PS - All that prego stuff is normal!
Can you send me an email to kristiw(at)allcatclaims(dot)com so I can chat with you about something?! Hang in there!
I appreciate your honesty in this post. I really like what the Hammack Family wrote in her comment, and am proud of you for talking to a counselor and your OB!!
Shelly,
I meant to write you a while ago. I know things are not going your way things that you want it to be.
We have to be confident, positive, supportive, and encouraging. Things WILL work out. Joshua eventually WILL find a job.
We must be patient and endure all the fiery trials that work patience in us. It's hard but in end it'll be worth it.
"Confidence is preparation. Everything else is beyond your control". ~Richard Kline
I heard on the radio that they did a study on gratitude and how it can make us healthier. I couldn't find the study, but I did find this quote, "What we think about matters. It can be difficult not to focus on our problems when we are faced with them, but taking some time out of each day to feel gratitude and appreciation for the positive people, influences, experiences, and things in our lives can go a long way toward healing our bodies."
On my worst days, when I don't want to get out of bed I kneel down, and thank my Heavenly Father for every single thing I can think of to be grateful for, and it helps me feel better. Not that it's going to be easy, but we have SO MUCH to be grateful for. I also try to do service. Nothing big, but I try to at least once a week find something I can do for another person. Bring someone a treat, write a note, call someone just to tell them I love or appreciate them.
You are going through trials now that seem impossible, but there will always be trials. I think part of our purpose on this earth is to figure out how to get through them with a smile, and what we can learn from them.
Hang in there feeling sick all the time takes its toll. Trust me I know! Just remember nothing ever stays the same even kidschange daily. Has your husband tried looking for work outside of where you guys live??? Also, has he treid majoring in special ed. Special ed teachers always have work and are always needed! Also, you may never know he may love it like my husband does. Katy Mc (long time reader)
I can totally relate to your feelings about this pregnancy. My husband lost his job at the beginning of December and we have an ultrasound scheduled for the end of Jan. to find out the sex of the baby. Instead of being excited I'm just dreading how much it will cost! I also have back pain and feel exhausted and just keeping up with one toddler is more than I can handle some days. One thing that helped my nausea was acupuncture. I went for three treatments at the beginning of my pregnancy and found it made an amazing difference. I'm sorry you're having such a hard time lately. You and your family are in my prayers.
Jessica
My sweet, sweet, Shelly. When I found out I was pregnant with Tyrone, we lived in Texas, the kids dad was in the Army. He got hurt and discharged. I was a sick as a dog as well. We had to leave TX with 350.00 in our pockets. We loaded the car, rented a u-haul and hit the road with bald tires.

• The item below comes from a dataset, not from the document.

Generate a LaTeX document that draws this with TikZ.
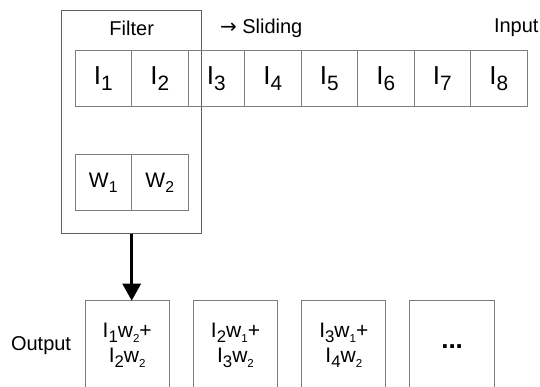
\documentclass[tikz,border=0pt]{standalone}
\usepackage{fontspec}
\setmainfont{Liberation Sans}
\newfontfamily\arrowfont{DejaVu Sans}
\usepackage{graphicx}
\usetikzlibrary{positioning,arrows.meta}

\definecolor{cellgray}{RGB}{125,125,125}
\definecolor{boxgray}{RGB}{95,95,95}
\newcommand{\subidx}[2][.8]{\raisebox{-.25em}{\scalebox{#1}{#2}}}

\begin{document}
\begin{tikzpicture}[x=1pt,y=-1pt,
                    every node/.style={inner sep=0pt,outer sep=0pt},
                    lbl/.style={font=\fontsize{20}{23}\selectfont},
                    cell/.style={draw=cellgray,line width=1pt,minimum width=56.5pt,
                                 minimum height=56pt,font=\fontsize{26}{29}\selectfont},
                    outbox/.style={draw=cellgray,line width=1pt,minimum width=84.3pt,
                                   minimum height=89.6pt,align=center,
                                   font=\fontsize{21}{25}\selectfont}]
  \useasboundingbox (0,0) rectangle (540,386);

  % Filter frame
  \node[draw=boxgray,line width=1pt,minimum width=140pt,minimum height=223.5pt] (filter) at (131.7,121.75) {};
  \node[lbl] (filtername) at (131.7,28) {Filter};
  \node[lbl,anchor=west] (sliding) at (220,28) {{\arrowfont\fontsize{20}{20}\selectfont →} Sliding};
  \node[lbl,anchor=east] (inputname) at (538.5,28) {Input};

  % Input row
  \node[cell] (in1) at (103.25,78.7) {I\subidx{1}};
  \foreach \i [count=\j from 1] in {2,...,8}
    \node[cell,right=0pt of in\j] (in\i) {I\subidx{\i}};

  % Weights
  \node[cell,font=\fontsize{21}{24}\selectfont] (w1) at (103.25,182.5) {W\subidx[.75]{1}};
  \node[cell,font=\fontsize{21}{24}\selectfont,right=0pt of w1] (w2) {W\subidx[.75]{2}};

  % Output row
  \node[outbox] (out1) at (127.2,345.5) {I\subidx{1}w\subidx[.55]{2}+\\I\subidx{2}w\subidx[.55]{2}};
  \node[outbox,right=24pt of out1] (out2) {I\subidx{2}w\subidx[.55]{1}+\\I\subidx{3}w\subidx[.55]{2}};
  \node[outbox,right=24pt of out2] (out3) {I\subidx{3}w\subidx[.55]{1}+\\I\subidx{4}w\subidx[.55]{2}};
  \node[outbox,font=\fontsize{26}{28}\selectfont,right=24pt of out3] (out4) {\raisebox{-.2em}{\textbf{...}}};
  \node[lbl,font=\fontsize{20}{22}\selectfont,left=14pt of out1] (outputname) {Output};

  \coordinate (arrowend) at (filter.south |- out1.north);
  \draw[line width=3pt,-{Triangle[width=18pt,length=17pt]}] (filter.south) -- (arrowend);
\end{tikzpicture}
\end{document}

We slept in rest areas, Tiffanys rocking chair was stolen out of the back of the u-haul. Half way up the mountains into California our thermostate broke and we lost one of our tires. We had to spend money that we clearly didn't have. We made it to California, stayed with in-laws and then I took a grayhound bus to my moms, 7 months pregnant, sick, alone, and for nearly the whole trip Tiffany had to sit on my lap because the hot smelly bus was full. I didn't see my husband for the next 2 months, literally 2 days before Tyrone was born. But you know what, I got through it, and a thousand other trials since. Allow yourself to feel your feelings, they won't last and then pick yourself up, like you have so many times before and take one step at a time. Enjoy the baby growing inside of you, resting in the fact that God's love prevails, even when you don't feel like it does. It really is going to be Okay. I love you honey and I can promise you that it WILL all be okay.